▶ What the exercise asks
Report every line from the material that contains the word "this".

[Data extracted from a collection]
####

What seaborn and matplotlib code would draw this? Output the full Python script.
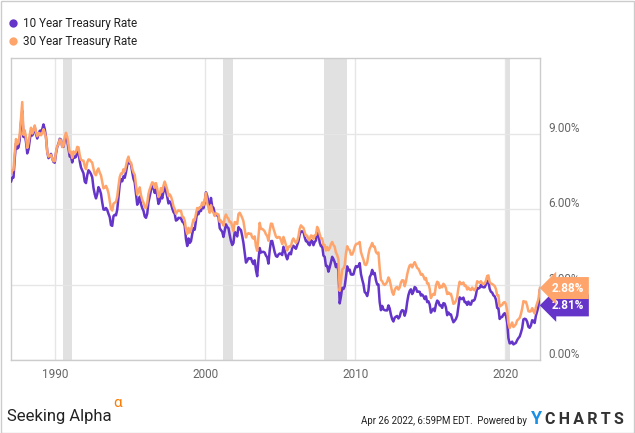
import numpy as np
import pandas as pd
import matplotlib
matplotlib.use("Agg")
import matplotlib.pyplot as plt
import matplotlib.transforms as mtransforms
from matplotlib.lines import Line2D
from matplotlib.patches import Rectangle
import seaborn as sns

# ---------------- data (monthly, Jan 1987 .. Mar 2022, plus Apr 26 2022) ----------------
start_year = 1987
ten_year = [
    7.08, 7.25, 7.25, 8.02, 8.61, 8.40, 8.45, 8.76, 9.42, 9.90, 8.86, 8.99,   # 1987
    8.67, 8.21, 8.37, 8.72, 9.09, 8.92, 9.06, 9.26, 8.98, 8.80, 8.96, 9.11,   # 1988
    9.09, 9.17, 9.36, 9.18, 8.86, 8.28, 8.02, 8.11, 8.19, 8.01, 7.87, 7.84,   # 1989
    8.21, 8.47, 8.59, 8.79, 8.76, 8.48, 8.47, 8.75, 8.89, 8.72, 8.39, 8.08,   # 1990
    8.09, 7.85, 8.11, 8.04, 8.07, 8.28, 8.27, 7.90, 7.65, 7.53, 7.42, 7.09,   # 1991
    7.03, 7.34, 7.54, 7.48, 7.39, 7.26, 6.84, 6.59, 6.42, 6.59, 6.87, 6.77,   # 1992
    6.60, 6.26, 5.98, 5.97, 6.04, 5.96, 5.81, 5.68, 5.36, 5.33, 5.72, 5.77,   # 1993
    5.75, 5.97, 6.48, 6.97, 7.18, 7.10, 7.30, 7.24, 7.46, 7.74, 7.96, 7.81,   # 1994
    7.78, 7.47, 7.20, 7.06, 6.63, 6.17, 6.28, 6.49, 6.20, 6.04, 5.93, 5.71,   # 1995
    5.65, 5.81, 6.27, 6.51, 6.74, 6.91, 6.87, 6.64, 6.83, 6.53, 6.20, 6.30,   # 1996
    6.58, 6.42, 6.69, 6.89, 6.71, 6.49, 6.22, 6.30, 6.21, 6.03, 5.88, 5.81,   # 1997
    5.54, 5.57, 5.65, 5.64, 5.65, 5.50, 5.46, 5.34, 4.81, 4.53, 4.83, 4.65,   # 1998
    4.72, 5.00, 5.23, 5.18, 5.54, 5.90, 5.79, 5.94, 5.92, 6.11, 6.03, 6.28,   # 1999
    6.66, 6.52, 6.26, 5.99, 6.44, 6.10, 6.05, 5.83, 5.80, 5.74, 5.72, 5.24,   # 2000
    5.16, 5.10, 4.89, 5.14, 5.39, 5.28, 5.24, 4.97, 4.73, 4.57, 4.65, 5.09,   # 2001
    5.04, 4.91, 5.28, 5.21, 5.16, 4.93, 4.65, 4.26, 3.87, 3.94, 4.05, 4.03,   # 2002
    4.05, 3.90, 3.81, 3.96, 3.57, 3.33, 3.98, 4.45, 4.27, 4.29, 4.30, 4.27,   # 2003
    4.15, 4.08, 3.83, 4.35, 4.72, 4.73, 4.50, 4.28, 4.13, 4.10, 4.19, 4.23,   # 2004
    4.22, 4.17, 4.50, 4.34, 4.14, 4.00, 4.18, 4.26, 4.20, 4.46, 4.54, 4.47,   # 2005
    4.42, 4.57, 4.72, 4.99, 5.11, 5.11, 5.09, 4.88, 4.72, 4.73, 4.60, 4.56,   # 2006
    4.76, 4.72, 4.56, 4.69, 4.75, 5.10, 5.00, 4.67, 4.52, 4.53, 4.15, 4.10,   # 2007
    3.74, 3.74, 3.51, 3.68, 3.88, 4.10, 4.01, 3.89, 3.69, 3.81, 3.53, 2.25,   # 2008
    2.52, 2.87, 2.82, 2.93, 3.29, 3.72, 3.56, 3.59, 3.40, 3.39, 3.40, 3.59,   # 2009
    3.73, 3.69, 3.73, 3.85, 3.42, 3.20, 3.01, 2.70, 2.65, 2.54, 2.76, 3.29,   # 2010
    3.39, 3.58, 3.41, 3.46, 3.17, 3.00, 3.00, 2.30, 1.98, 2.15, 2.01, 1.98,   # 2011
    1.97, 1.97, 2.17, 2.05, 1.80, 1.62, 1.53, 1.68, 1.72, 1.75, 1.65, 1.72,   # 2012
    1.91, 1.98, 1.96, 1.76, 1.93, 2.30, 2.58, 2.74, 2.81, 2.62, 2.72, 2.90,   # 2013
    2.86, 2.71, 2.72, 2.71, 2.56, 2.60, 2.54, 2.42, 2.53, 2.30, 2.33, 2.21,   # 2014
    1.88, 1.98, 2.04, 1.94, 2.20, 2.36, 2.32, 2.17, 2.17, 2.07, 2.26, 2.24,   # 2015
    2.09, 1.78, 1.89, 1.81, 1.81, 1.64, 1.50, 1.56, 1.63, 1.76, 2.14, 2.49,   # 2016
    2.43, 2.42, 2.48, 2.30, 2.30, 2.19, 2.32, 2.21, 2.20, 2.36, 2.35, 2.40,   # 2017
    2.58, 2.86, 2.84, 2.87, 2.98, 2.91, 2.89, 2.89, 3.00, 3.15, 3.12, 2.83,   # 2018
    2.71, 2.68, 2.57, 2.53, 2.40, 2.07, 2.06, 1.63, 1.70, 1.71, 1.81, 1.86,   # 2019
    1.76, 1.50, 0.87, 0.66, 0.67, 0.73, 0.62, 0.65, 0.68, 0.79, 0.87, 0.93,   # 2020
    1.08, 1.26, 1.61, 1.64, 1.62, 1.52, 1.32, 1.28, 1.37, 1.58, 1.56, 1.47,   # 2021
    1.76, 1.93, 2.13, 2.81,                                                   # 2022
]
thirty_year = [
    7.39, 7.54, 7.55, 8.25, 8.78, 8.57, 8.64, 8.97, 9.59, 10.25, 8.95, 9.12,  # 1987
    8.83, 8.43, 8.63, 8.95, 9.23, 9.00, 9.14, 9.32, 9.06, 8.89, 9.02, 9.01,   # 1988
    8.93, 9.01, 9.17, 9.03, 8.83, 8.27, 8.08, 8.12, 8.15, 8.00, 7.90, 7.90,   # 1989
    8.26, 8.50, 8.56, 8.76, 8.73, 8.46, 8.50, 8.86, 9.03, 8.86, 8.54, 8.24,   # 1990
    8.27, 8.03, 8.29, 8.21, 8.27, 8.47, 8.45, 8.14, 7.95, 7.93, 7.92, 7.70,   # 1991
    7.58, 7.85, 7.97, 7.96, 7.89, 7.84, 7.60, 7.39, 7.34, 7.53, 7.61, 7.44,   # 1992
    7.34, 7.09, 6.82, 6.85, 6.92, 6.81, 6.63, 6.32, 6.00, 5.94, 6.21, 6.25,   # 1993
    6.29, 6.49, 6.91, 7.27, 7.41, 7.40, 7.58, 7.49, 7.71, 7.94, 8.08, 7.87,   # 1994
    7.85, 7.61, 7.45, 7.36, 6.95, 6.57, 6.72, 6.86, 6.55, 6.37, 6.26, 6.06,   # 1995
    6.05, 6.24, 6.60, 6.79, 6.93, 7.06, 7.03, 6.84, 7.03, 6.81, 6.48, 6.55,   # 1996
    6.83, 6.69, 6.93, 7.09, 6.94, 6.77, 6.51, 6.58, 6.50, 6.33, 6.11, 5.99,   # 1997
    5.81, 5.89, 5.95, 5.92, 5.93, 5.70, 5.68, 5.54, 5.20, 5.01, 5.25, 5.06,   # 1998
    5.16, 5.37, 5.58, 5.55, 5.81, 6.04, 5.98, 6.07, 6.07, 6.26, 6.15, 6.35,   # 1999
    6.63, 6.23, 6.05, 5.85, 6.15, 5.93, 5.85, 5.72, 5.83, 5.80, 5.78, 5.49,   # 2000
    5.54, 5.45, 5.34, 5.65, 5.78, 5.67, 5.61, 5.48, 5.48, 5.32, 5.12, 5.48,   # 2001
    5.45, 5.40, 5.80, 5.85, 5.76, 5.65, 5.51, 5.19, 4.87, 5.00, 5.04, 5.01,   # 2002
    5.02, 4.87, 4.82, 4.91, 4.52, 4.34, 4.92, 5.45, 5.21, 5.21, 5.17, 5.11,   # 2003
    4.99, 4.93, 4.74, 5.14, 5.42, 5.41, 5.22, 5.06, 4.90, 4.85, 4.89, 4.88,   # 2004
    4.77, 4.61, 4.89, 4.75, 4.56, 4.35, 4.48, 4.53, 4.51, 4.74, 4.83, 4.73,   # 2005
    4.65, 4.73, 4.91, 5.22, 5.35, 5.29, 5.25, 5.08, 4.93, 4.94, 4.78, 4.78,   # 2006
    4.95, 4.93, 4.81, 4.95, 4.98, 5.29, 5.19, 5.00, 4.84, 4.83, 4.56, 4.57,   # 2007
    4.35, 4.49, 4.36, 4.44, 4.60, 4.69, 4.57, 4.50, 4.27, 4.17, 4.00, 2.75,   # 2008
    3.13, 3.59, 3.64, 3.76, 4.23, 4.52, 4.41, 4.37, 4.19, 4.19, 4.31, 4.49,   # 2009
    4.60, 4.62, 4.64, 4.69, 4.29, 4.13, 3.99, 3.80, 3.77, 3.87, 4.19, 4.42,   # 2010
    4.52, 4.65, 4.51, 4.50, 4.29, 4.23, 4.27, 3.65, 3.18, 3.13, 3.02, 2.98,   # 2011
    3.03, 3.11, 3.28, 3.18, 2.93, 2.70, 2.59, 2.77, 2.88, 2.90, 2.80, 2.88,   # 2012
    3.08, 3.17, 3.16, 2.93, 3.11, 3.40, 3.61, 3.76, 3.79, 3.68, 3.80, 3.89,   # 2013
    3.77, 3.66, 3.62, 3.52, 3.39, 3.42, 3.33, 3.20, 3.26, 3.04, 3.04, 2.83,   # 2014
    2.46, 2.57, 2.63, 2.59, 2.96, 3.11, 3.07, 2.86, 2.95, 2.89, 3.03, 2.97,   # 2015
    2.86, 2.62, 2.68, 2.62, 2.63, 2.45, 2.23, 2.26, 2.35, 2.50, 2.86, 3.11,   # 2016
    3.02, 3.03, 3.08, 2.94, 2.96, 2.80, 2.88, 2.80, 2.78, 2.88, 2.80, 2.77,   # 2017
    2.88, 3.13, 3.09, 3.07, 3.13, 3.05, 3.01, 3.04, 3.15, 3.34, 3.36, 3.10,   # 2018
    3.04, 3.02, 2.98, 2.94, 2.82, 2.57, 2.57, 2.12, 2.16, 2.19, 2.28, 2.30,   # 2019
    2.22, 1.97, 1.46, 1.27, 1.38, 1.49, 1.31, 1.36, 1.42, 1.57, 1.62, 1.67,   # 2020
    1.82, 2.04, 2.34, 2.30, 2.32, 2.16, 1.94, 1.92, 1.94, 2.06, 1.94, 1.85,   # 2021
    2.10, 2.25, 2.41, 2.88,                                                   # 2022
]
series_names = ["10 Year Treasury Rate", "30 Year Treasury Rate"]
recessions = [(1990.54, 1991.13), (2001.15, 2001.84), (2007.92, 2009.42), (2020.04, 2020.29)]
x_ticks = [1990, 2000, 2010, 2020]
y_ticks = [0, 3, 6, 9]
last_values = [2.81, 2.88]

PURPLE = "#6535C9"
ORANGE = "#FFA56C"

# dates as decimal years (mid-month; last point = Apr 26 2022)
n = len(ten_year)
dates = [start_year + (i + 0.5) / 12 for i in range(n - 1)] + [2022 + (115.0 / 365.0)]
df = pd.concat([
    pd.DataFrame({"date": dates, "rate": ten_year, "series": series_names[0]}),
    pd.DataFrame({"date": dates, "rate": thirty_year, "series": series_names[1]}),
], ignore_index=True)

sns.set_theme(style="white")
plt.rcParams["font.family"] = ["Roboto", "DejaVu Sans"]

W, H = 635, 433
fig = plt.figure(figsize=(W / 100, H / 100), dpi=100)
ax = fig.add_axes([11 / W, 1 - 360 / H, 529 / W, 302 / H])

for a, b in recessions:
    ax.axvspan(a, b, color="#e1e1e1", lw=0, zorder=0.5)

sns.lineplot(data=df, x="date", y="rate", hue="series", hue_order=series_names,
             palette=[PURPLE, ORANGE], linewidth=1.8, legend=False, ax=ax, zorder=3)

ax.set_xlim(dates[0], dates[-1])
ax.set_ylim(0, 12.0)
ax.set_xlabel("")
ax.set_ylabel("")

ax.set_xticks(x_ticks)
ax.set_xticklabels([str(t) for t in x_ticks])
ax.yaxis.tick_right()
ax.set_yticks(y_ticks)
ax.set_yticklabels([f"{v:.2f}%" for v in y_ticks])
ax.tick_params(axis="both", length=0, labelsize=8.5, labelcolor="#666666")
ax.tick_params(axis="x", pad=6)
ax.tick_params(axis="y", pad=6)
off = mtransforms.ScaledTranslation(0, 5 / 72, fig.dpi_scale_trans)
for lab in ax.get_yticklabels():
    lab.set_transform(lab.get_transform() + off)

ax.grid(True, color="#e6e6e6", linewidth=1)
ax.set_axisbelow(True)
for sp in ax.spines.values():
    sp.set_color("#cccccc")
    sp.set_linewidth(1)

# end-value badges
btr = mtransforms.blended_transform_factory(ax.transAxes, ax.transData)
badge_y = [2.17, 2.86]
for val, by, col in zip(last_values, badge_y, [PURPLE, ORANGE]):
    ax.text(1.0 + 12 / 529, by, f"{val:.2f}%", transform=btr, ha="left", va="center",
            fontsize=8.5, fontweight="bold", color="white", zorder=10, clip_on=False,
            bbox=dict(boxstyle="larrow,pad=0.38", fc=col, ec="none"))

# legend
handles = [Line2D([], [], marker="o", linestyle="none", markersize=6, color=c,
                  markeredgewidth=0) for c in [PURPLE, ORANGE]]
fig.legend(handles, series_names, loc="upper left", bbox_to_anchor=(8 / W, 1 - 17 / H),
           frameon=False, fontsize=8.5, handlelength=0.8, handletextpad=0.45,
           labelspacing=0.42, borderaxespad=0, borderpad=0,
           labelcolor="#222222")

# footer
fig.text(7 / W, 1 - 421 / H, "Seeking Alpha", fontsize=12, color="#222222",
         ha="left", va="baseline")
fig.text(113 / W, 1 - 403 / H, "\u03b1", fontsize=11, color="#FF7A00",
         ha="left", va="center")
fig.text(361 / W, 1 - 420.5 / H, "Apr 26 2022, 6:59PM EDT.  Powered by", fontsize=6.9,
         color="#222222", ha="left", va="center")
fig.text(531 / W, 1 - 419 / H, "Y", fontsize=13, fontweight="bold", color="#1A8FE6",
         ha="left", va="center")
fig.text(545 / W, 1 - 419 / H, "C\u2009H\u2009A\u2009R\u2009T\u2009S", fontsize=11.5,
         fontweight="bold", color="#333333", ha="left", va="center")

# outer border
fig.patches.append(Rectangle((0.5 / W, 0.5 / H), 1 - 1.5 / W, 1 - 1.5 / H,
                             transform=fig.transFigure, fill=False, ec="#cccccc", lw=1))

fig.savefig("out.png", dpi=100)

####

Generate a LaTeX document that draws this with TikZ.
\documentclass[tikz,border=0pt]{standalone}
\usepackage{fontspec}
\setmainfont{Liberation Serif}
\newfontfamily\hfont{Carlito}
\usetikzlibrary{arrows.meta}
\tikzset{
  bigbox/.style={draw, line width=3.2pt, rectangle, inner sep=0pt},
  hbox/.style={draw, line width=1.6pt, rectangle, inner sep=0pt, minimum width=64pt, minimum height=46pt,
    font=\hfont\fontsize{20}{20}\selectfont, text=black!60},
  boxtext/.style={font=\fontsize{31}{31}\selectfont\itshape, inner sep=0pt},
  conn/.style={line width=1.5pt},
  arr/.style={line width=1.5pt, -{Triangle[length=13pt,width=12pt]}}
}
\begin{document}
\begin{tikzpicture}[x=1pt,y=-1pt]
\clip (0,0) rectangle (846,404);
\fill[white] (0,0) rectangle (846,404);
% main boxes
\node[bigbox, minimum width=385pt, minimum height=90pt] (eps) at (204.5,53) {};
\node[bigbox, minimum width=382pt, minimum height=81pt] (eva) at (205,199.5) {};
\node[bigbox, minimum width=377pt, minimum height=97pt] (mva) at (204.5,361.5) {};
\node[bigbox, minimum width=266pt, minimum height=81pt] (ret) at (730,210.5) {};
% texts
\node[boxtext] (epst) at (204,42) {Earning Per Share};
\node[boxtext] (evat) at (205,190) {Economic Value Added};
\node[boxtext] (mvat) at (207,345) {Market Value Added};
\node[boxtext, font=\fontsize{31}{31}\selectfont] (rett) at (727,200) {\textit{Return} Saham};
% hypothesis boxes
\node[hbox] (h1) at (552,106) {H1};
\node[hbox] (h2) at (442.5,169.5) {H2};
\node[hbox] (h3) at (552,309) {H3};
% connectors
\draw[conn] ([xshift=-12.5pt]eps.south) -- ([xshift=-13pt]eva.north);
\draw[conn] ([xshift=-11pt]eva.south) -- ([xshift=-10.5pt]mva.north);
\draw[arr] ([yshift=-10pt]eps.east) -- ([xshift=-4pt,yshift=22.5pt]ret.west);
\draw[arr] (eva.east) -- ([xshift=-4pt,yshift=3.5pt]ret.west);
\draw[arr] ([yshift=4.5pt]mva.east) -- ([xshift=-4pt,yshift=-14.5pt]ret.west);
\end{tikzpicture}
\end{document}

####

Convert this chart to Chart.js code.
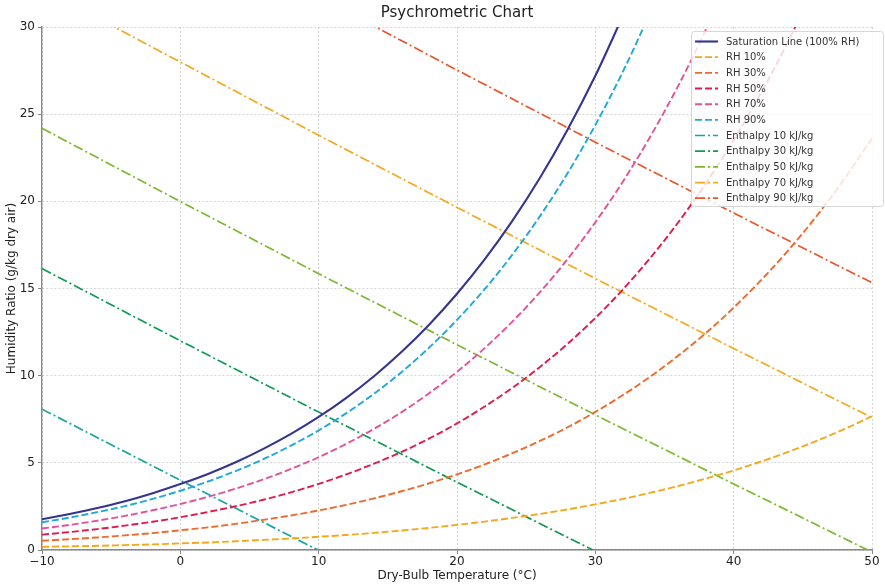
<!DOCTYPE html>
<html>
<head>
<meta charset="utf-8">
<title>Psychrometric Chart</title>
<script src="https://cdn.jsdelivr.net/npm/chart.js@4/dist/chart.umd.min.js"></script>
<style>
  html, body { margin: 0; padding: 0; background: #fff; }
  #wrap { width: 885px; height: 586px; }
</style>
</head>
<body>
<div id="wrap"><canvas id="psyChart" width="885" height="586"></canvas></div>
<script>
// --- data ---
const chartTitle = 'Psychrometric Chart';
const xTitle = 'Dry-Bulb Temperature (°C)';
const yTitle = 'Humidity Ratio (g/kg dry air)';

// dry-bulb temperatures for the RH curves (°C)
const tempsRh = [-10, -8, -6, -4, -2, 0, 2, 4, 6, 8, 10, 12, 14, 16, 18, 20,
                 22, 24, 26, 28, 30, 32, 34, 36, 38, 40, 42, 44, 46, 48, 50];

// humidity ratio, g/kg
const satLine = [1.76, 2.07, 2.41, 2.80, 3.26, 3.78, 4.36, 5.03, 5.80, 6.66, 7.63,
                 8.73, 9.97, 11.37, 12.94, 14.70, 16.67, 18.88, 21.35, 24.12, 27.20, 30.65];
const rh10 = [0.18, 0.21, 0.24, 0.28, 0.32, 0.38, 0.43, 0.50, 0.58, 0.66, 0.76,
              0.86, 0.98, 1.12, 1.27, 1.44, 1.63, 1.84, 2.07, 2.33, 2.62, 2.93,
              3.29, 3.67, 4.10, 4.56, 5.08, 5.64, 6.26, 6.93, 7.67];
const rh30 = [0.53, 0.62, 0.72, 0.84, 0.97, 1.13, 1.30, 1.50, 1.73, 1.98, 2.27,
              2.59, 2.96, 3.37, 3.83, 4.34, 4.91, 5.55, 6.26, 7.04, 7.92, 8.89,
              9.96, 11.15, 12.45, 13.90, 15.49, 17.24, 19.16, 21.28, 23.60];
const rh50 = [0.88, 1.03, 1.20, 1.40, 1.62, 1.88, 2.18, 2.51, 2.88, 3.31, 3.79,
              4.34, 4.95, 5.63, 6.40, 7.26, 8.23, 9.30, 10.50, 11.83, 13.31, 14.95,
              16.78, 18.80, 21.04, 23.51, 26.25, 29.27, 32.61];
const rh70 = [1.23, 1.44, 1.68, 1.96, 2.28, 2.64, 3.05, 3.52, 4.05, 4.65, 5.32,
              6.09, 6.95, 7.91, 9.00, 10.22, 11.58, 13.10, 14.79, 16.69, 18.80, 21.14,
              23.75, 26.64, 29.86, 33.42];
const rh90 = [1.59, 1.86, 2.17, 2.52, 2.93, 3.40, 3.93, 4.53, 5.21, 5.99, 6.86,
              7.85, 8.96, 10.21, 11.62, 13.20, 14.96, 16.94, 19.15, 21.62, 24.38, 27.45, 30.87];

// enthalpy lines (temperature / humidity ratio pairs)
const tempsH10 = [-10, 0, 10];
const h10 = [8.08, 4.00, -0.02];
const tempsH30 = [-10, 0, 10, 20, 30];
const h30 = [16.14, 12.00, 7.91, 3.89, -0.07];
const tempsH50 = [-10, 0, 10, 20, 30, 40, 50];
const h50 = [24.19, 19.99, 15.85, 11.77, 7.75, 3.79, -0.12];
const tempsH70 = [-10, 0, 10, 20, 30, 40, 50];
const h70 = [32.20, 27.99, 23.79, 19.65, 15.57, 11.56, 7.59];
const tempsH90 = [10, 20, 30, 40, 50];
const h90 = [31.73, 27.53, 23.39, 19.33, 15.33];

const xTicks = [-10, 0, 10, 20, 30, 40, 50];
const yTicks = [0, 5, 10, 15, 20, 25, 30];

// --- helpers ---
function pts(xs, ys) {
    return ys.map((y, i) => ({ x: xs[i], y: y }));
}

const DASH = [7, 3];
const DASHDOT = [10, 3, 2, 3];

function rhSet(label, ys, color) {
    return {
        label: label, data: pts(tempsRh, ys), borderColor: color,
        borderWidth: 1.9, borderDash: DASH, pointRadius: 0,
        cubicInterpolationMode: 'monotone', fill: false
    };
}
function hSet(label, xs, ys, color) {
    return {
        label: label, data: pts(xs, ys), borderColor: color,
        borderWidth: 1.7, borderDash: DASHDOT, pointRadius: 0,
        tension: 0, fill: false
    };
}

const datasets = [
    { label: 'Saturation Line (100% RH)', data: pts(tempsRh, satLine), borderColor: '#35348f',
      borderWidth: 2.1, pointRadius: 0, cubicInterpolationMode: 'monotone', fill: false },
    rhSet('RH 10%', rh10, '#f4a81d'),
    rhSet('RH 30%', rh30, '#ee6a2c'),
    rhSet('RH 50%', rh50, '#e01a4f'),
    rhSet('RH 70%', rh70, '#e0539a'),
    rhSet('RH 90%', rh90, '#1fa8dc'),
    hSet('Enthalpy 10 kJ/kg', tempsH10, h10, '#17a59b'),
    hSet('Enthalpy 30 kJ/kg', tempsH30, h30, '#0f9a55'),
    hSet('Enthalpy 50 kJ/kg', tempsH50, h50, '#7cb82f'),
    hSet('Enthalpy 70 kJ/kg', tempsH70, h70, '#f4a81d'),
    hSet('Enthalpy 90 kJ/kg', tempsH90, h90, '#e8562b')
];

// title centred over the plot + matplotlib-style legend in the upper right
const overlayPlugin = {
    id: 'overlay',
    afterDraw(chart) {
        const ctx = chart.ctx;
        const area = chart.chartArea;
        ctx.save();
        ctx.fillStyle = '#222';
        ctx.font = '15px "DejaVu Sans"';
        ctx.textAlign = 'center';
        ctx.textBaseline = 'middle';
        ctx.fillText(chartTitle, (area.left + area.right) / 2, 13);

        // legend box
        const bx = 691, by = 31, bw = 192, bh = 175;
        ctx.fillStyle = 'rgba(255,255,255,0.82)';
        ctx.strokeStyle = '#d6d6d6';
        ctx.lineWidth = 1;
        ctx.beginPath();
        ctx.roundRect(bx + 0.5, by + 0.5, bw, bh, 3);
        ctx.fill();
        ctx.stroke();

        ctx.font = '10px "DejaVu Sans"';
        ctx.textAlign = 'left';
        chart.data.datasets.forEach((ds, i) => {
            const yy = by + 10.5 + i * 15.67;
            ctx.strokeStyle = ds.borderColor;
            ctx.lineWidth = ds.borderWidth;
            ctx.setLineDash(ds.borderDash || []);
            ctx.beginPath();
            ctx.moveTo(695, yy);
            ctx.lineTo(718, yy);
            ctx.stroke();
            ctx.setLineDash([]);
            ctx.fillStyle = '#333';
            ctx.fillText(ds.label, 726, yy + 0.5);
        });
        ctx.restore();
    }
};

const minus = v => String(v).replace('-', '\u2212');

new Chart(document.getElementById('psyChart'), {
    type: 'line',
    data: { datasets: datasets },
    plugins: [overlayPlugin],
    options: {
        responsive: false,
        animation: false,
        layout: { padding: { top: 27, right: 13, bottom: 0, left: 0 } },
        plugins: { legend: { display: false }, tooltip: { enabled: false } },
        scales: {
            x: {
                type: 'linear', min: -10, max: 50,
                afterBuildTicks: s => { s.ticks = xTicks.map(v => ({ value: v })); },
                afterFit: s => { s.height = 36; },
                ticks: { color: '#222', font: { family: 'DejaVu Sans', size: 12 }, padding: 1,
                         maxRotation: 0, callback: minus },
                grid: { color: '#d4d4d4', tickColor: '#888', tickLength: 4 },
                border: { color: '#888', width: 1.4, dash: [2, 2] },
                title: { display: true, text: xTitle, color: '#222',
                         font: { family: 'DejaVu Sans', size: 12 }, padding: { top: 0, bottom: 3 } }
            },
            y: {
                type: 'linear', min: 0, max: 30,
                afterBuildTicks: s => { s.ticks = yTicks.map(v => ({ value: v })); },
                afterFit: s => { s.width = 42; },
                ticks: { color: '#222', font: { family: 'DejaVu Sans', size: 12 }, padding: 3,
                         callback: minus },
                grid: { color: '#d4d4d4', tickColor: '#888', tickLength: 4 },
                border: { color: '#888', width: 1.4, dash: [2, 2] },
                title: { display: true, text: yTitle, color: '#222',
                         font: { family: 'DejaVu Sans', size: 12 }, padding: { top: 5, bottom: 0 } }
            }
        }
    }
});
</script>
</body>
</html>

####

▶ Exercise solution
What seaborn and matplotlib code would draw this? Output the full Python script.
Generate a LaTeX document that draws this with TikZ.
Convert this chart to Chart.js code.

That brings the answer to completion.